Stated problem = Every line with the word "seaborn" in it should be extracted from the data that follows.
# start of Data section
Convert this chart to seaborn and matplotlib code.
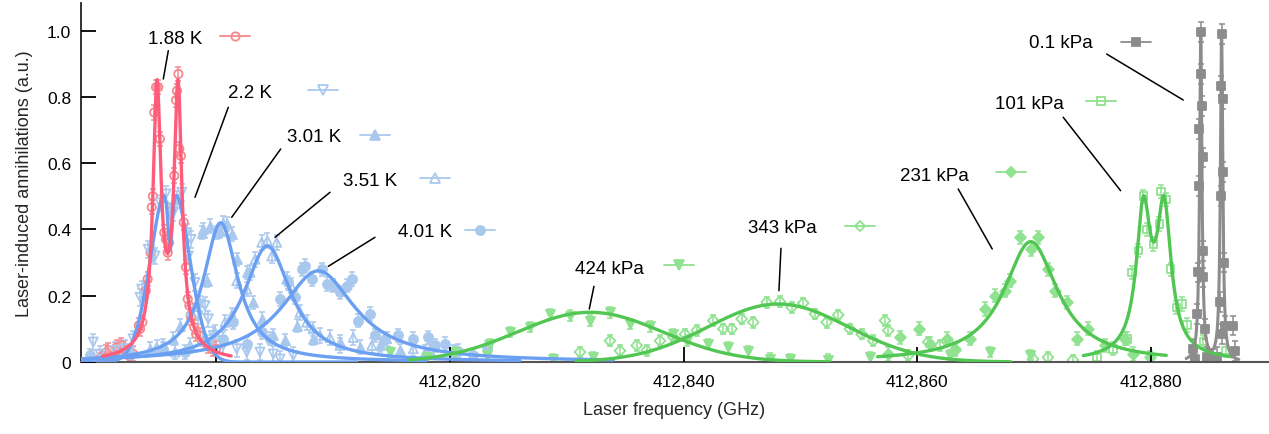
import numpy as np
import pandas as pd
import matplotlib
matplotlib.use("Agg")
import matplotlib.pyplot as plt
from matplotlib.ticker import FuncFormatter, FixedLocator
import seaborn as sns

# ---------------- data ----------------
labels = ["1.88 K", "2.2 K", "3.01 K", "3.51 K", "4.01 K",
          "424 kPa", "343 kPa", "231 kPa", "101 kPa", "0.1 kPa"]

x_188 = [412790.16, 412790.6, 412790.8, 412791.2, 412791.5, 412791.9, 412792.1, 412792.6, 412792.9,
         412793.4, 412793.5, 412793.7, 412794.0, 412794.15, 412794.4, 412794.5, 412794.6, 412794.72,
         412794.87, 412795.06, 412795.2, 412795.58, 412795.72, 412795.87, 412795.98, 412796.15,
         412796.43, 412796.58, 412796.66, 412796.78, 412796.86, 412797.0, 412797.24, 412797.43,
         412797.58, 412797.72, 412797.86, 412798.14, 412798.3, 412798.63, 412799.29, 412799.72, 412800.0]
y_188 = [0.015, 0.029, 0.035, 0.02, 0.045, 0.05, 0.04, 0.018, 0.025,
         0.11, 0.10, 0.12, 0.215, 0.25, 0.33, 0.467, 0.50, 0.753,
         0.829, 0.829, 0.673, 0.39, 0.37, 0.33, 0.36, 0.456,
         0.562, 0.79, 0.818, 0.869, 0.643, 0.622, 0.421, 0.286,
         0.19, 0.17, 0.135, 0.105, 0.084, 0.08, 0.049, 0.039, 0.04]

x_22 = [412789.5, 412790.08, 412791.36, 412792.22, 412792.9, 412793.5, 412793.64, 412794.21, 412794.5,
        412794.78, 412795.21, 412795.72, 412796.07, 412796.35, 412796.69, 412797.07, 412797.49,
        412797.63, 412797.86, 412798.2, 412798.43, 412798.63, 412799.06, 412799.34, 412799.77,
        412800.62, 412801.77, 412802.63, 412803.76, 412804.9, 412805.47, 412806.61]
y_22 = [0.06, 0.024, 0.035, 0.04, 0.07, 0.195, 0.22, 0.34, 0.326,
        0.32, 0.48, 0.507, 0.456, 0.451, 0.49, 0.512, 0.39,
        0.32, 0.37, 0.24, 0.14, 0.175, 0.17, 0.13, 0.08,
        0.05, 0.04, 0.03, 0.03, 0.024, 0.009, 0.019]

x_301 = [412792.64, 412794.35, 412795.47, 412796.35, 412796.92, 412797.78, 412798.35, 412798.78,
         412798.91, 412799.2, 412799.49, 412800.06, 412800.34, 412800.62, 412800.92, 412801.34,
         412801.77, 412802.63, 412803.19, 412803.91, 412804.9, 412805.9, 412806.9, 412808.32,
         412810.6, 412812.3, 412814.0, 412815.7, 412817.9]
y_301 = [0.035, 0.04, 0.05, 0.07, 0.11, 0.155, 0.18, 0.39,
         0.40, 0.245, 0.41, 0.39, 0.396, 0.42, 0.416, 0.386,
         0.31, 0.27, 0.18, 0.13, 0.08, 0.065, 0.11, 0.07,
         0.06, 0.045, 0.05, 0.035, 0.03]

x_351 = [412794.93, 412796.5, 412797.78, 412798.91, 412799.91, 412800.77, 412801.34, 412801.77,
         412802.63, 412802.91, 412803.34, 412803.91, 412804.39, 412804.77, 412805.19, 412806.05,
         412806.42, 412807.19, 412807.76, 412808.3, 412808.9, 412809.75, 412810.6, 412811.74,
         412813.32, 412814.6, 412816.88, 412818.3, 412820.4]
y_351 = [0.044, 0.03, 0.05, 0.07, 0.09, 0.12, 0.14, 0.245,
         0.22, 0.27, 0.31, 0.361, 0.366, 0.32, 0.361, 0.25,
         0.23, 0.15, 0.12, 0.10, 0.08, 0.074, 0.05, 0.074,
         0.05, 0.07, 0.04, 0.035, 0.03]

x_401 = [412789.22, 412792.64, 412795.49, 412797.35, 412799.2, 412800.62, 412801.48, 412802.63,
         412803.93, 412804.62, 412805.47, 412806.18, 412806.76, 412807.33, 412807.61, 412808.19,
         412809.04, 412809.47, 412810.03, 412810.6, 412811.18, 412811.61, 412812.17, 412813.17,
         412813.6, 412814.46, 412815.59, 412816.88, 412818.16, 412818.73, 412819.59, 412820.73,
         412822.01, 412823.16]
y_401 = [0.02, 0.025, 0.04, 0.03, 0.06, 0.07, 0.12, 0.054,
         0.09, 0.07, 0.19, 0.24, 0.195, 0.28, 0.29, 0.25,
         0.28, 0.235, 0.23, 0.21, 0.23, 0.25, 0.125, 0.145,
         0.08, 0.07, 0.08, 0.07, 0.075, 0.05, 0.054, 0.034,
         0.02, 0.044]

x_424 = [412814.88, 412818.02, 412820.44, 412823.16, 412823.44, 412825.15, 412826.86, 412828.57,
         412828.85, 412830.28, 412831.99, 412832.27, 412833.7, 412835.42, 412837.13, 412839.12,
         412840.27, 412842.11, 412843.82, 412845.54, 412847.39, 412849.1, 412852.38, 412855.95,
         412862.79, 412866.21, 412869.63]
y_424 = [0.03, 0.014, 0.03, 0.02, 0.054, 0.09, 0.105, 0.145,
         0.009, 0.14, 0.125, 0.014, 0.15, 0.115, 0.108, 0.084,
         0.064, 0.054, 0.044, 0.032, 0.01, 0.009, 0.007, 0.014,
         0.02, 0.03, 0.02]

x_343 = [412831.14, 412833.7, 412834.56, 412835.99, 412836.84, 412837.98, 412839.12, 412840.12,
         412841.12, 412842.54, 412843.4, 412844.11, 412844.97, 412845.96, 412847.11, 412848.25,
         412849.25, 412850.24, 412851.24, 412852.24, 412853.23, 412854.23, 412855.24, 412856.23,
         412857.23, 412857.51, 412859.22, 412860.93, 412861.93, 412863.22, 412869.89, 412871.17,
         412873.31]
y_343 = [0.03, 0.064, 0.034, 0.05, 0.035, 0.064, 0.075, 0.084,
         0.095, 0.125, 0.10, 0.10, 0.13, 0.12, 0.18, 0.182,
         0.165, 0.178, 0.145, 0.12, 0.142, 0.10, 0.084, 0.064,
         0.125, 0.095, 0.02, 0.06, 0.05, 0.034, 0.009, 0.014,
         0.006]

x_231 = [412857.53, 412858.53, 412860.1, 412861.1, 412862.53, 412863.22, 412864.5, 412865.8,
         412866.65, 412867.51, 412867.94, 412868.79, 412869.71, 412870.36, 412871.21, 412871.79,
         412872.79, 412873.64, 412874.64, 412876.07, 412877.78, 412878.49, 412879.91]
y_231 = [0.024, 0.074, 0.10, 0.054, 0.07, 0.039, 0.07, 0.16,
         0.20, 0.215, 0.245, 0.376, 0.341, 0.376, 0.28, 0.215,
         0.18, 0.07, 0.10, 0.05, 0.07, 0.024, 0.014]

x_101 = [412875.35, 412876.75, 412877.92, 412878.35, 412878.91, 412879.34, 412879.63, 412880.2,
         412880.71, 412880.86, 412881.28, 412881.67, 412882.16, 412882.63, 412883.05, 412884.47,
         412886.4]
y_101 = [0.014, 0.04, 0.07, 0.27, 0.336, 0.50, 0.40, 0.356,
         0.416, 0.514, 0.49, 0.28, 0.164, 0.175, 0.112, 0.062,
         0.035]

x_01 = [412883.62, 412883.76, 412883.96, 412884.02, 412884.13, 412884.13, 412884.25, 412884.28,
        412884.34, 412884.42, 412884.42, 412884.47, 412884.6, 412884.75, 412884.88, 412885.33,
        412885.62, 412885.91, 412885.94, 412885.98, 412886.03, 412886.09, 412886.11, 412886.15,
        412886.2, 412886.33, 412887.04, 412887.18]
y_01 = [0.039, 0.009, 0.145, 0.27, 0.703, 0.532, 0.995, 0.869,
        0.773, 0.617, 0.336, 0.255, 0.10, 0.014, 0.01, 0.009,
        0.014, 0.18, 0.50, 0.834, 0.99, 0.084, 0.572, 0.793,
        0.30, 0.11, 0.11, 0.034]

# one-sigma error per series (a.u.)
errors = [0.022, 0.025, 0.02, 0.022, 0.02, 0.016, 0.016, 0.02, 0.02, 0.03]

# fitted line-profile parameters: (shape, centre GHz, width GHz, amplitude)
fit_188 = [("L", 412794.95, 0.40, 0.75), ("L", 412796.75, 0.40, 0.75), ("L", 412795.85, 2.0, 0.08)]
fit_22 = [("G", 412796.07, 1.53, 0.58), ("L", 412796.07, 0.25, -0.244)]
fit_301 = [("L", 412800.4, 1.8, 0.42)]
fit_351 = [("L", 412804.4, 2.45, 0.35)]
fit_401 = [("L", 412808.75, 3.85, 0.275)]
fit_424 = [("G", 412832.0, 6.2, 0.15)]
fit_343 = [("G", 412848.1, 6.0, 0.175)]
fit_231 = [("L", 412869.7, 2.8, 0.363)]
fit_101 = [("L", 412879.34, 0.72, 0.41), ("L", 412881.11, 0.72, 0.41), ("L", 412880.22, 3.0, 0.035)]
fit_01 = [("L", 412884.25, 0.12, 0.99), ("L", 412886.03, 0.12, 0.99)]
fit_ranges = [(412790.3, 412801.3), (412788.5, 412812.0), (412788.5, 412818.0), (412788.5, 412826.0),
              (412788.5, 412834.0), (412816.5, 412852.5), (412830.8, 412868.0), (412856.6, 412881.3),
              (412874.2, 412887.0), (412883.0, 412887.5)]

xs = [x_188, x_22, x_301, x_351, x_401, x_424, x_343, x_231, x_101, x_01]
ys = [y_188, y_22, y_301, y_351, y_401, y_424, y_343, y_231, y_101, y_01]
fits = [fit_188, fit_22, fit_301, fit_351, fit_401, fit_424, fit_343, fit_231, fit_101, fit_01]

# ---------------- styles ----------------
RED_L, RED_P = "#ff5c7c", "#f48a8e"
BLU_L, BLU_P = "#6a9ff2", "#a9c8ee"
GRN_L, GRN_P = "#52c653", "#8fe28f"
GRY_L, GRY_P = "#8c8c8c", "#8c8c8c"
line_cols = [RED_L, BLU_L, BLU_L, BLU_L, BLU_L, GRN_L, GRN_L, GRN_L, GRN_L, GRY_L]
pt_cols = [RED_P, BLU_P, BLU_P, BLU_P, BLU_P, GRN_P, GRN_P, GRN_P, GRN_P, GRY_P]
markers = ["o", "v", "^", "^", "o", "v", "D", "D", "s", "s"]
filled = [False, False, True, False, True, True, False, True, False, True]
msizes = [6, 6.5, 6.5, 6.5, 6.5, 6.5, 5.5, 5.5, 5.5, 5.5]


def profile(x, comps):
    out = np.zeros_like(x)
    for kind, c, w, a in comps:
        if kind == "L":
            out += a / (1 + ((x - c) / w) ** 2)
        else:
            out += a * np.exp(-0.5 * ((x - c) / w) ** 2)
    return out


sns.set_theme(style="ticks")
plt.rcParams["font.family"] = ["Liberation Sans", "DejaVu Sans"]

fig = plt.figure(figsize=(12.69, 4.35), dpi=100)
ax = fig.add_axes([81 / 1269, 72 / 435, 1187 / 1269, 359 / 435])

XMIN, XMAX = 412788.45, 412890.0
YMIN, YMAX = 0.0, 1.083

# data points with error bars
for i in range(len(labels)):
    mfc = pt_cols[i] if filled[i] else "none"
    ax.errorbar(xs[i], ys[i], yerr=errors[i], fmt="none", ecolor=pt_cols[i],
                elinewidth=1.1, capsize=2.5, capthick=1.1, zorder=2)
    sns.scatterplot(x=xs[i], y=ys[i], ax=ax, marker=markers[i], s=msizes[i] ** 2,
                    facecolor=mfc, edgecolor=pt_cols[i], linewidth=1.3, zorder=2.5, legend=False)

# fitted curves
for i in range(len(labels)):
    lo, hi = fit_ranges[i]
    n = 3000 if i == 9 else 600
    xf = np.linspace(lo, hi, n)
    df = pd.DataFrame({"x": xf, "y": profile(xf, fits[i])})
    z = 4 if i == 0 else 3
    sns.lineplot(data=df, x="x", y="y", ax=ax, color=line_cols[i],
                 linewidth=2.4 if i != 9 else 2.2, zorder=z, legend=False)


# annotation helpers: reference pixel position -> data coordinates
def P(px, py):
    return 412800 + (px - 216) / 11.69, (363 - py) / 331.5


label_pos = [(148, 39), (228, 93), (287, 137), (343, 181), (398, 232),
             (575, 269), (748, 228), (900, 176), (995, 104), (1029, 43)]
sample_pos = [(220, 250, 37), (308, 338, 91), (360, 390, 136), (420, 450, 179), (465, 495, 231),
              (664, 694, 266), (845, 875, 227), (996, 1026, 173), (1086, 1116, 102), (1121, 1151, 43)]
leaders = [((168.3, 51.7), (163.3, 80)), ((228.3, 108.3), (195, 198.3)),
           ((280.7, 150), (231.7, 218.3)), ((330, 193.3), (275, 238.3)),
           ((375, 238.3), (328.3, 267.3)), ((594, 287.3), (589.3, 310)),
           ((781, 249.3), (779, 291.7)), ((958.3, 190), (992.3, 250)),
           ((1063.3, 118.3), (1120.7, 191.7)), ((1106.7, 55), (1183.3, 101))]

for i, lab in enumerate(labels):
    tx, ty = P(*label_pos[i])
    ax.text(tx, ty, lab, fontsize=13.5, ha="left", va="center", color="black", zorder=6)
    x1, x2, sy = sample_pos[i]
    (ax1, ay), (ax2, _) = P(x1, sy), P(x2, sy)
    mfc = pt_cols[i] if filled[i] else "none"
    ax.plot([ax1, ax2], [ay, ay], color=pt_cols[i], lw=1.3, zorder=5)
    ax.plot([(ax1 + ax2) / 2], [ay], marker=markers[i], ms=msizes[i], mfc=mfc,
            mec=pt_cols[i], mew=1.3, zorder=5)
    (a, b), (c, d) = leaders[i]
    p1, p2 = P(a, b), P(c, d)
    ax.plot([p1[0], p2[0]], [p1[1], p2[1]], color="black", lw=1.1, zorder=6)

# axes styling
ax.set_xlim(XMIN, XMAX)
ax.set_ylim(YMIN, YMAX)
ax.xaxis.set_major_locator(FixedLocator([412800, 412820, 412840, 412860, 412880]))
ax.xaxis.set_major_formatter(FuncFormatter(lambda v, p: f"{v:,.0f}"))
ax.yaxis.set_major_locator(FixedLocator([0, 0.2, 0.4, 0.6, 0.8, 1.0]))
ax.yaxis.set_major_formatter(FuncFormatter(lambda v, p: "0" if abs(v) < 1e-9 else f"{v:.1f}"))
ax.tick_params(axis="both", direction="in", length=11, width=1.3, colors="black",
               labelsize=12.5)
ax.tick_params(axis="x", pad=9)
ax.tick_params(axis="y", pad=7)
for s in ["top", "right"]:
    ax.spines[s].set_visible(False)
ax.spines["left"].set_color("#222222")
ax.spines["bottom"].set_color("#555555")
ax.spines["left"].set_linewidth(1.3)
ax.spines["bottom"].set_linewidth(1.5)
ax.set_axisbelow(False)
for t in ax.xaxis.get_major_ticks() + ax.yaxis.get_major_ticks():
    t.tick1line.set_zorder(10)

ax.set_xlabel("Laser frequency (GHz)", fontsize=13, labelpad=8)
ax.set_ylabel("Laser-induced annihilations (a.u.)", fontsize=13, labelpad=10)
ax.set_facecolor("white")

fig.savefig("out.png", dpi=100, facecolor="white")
# end of Data section
Expected output =
Convert this chart to seaborn and matplotlib code.
import seaborn as sns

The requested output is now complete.